REQUIRED WORK »
For each line of the data below that holds "chart", copy the line.

Stored items from a collection:
========================================================================

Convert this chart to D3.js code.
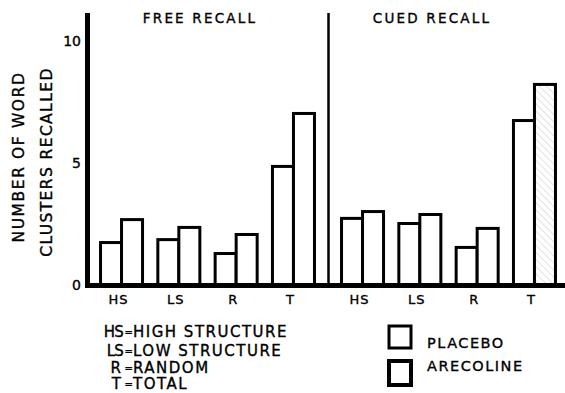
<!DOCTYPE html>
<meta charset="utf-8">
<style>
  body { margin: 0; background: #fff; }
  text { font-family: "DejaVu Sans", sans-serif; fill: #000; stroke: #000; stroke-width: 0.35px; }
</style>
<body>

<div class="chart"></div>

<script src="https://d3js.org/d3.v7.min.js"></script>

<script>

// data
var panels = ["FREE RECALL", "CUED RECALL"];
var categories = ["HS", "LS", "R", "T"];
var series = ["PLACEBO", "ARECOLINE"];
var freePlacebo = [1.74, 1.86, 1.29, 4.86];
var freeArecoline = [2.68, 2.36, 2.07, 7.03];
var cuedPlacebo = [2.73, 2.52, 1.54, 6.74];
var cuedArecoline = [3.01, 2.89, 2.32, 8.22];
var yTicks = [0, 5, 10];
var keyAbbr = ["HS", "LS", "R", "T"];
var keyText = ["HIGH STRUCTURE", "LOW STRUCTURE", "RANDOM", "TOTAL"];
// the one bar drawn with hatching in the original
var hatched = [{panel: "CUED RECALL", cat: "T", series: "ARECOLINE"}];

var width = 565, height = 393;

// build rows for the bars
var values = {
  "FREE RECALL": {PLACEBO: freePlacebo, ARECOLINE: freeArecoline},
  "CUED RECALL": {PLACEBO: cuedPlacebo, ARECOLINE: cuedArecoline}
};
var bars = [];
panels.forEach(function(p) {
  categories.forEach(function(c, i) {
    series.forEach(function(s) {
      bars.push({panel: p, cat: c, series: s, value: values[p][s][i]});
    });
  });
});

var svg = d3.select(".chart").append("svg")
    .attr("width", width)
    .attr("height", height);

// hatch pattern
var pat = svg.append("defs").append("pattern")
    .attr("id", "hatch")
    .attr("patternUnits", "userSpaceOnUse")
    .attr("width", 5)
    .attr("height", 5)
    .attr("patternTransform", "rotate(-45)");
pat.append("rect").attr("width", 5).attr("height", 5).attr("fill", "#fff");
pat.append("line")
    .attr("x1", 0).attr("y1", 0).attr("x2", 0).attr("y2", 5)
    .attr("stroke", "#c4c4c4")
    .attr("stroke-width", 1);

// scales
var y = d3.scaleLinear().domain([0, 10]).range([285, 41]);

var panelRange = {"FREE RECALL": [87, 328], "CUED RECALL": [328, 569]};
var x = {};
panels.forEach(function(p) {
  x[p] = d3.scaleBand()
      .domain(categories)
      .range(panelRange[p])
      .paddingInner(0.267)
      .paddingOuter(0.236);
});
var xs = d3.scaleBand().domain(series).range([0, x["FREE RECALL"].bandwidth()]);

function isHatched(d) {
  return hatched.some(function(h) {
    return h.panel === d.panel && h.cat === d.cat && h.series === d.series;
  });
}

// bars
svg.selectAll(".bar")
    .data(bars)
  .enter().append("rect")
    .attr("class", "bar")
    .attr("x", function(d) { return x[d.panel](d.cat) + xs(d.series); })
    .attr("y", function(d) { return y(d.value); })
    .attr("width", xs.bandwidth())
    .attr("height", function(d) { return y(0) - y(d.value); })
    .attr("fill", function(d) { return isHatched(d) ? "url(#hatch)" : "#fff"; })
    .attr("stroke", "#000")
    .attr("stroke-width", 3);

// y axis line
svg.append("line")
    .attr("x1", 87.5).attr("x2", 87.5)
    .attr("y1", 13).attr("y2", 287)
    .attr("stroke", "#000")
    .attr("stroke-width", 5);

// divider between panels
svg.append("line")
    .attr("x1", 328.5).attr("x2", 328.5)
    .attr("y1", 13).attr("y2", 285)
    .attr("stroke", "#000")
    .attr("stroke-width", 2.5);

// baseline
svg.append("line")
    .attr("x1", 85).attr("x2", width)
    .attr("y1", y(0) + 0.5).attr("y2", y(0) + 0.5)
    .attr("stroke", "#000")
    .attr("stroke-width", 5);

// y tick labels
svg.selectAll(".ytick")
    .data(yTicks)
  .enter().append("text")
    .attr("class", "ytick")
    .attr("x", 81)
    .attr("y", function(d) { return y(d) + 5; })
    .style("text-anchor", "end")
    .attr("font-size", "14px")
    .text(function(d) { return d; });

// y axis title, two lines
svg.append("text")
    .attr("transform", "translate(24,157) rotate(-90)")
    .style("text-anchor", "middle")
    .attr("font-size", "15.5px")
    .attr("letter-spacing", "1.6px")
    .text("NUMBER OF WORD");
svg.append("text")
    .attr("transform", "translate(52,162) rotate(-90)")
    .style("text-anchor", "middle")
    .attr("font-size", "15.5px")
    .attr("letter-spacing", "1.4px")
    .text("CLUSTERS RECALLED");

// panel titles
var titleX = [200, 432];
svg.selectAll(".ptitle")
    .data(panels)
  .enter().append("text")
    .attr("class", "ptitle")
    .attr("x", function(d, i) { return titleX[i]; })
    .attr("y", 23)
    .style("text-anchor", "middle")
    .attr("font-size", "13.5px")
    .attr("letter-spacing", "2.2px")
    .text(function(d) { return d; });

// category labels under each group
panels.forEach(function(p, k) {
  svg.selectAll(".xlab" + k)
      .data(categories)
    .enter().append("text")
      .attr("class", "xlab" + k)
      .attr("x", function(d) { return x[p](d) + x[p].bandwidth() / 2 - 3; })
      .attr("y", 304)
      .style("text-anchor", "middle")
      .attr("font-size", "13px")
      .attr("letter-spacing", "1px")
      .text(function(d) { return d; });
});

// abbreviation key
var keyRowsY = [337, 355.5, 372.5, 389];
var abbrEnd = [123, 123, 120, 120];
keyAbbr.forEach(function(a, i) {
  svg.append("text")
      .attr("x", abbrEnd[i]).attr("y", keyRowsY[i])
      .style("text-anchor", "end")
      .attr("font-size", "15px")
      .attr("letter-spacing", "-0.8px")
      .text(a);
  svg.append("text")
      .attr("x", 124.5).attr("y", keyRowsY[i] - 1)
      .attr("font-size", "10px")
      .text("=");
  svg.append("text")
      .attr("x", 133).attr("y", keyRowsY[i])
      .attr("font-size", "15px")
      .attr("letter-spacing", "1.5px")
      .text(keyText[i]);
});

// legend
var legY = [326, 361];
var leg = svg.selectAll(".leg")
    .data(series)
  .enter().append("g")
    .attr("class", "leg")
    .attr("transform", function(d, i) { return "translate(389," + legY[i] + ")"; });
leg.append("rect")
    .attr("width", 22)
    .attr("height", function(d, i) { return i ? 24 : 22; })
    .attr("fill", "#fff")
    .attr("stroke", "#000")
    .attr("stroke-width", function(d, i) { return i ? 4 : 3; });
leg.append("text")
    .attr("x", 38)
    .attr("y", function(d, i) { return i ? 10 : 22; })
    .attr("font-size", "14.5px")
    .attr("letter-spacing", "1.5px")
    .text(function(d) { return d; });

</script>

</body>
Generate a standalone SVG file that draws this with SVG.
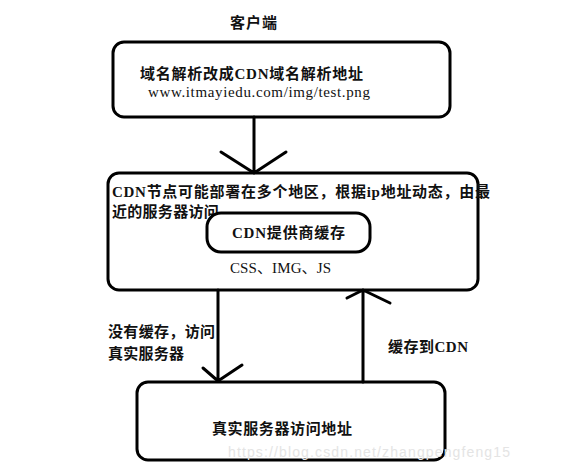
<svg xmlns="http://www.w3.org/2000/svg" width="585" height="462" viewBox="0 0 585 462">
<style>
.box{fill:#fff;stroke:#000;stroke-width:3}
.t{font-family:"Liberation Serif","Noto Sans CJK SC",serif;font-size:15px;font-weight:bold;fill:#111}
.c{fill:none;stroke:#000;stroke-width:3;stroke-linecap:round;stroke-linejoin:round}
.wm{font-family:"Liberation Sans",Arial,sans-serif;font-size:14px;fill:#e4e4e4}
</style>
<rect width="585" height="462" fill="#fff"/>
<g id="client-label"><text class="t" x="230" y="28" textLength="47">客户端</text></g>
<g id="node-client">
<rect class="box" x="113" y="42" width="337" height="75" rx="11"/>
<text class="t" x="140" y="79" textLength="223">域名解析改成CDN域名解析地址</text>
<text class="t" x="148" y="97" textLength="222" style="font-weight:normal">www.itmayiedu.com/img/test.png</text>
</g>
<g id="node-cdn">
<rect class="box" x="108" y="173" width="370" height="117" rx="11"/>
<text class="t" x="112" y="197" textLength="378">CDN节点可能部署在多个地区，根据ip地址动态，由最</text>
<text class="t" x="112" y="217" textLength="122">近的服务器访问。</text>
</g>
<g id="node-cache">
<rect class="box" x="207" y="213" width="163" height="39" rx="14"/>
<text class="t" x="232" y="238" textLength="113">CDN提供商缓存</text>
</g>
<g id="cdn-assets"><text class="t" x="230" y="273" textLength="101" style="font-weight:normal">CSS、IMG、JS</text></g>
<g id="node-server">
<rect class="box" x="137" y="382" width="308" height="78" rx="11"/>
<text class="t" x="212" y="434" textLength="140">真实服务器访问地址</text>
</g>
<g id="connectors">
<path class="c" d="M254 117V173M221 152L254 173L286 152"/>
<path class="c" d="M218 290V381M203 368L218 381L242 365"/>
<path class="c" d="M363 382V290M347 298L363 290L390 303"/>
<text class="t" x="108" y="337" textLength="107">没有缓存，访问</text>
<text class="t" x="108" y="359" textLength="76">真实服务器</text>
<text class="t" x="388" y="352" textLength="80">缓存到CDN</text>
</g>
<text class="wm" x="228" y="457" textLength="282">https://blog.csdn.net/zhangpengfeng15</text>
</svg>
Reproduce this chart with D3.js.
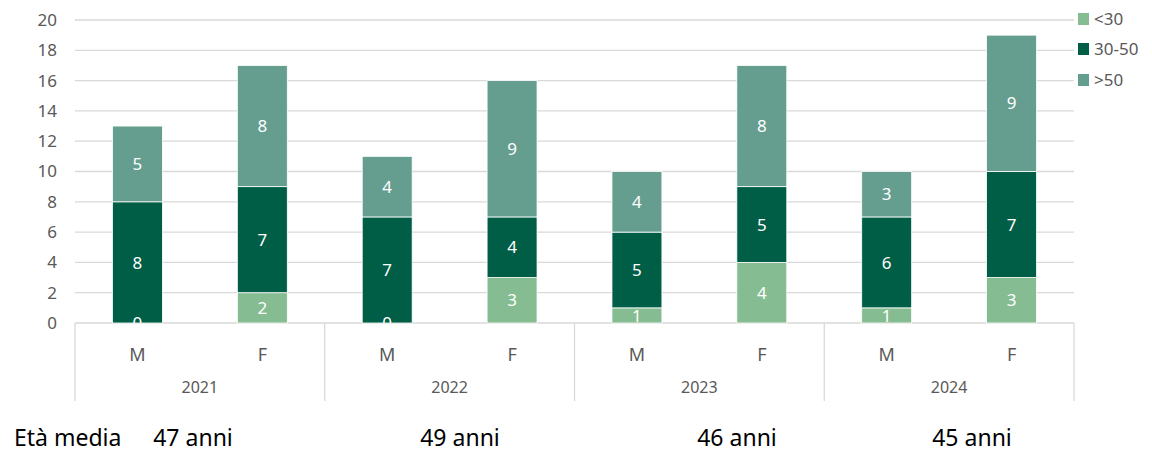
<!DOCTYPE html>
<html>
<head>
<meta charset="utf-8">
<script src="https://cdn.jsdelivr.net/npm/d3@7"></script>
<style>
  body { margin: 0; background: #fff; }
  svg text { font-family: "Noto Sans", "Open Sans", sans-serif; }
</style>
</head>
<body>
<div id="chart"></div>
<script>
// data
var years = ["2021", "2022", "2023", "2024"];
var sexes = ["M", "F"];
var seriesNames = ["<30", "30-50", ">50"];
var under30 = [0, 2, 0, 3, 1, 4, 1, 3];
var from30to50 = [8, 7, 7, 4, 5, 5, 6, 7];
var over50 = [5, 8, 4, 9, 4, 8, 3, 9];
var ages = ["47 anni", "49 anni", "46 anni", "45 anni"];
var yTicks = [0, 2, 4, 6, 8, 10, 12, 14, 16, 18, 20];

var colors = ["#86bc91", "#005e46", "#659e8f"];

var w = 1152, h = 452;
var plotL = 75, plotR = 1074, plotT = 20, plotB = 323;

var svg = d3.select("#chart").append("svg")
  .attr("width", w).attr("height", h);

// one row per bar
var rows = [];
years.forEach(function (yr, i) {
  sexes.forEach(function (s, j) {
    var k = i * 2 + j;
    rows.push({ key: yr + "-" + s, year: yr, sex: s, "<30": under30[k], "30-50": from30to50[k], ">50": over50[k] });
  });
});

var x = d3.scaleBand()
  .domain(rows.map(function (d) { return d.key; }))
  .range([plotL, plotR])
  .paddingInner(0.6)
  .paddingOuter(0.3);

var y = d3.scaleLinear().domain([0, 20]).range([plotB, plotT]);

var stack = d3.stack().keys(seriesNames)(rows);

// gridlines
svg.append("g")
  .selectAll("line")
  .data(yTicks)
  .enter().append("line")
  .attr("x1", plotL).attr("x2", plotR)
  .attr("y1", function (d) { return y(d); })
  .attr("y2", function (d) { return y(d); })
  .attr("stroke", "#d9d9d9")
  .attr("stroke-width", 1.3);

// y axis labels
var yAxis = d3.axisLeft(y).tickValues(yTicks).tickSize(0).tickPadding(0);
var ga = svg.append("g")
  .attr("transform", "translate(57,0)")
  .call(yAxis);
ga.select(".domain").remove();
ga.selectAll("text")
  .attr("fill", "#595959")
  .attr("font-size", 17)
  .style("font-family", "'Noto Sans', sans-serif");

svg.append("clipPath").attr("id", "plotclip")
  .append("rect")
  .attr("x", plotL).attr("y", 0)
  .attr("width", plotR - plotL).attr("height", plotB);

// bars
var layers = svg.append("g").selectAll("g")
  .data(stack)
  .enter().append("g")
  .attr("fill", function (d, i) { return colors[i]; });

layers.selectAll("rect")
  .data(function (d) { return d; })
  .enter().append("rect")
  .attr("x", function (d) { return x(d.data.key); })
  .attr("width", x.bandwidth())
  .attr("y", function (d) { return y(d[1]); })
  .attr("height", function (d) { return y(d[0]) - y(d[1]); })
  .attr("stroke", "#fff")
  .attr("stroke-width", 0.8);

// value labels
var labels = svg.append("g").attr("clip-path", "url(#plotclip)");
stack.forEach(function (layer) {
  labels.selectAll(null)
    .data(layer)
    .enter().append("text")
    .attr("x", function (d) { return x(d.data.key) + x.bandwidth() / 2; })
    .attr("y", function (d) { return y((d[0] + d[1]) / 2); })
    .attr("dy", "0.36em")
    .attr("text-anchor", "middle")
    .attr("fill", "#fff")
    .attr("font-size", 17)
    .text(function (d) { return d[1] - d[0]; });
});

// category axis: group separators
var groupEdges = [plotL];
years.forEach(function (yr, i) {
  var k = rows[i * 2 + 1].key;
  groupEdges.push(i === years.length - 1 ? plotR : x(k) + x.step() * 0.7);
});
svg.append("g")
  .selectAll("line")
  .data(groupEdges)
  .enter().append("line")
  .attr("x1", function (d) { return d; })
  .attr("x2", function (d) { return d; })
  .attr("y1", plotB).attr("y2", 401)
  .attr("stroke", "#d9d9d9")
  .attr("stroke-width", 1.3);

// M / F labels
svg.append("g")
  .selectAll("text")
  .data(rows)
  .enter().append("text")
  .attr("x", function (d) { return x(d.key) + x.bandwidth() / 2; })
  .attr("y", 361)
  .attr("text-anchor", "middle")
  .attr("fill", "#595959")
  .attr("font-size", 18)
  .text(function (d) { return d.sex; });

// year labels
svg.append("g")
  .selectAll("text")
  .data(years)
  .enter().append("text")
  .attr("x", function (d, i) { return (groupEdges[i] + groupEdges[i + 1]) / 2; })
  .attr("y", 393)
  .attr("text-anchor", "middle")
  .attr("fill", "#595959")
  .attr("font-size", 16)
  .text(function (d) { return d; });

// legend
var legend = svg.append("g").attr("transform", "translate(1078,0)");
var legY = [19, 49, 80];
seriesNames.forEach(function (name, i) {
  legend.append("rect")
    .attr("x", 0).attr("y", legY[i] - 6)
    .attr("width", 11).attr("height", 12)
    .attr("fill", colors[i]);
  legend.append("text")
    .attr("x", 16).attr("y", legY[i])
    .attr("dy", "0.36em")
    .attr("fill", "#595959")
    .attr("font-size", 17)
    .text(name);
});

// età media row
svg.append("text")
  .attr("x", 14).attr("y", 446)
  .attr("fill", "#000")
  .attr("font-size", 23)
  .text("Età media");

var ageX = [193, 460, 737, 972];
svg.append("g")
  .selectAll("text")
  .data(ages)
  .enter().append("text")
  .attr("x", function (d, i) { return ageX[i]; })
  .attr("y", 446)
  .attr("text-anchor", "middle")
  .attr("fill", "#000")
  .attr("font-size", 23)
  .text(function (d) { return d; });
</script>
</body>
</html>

========================================================================

TASK RESULT »
Convert this chart to D3.js code.
<div class="chart"></div>
var svg = d3.select(".chart").append("svg")
Reproduce this chart with D3.js.
<div id="chart"></div>
var svg = d3.select("#chart").append("svg")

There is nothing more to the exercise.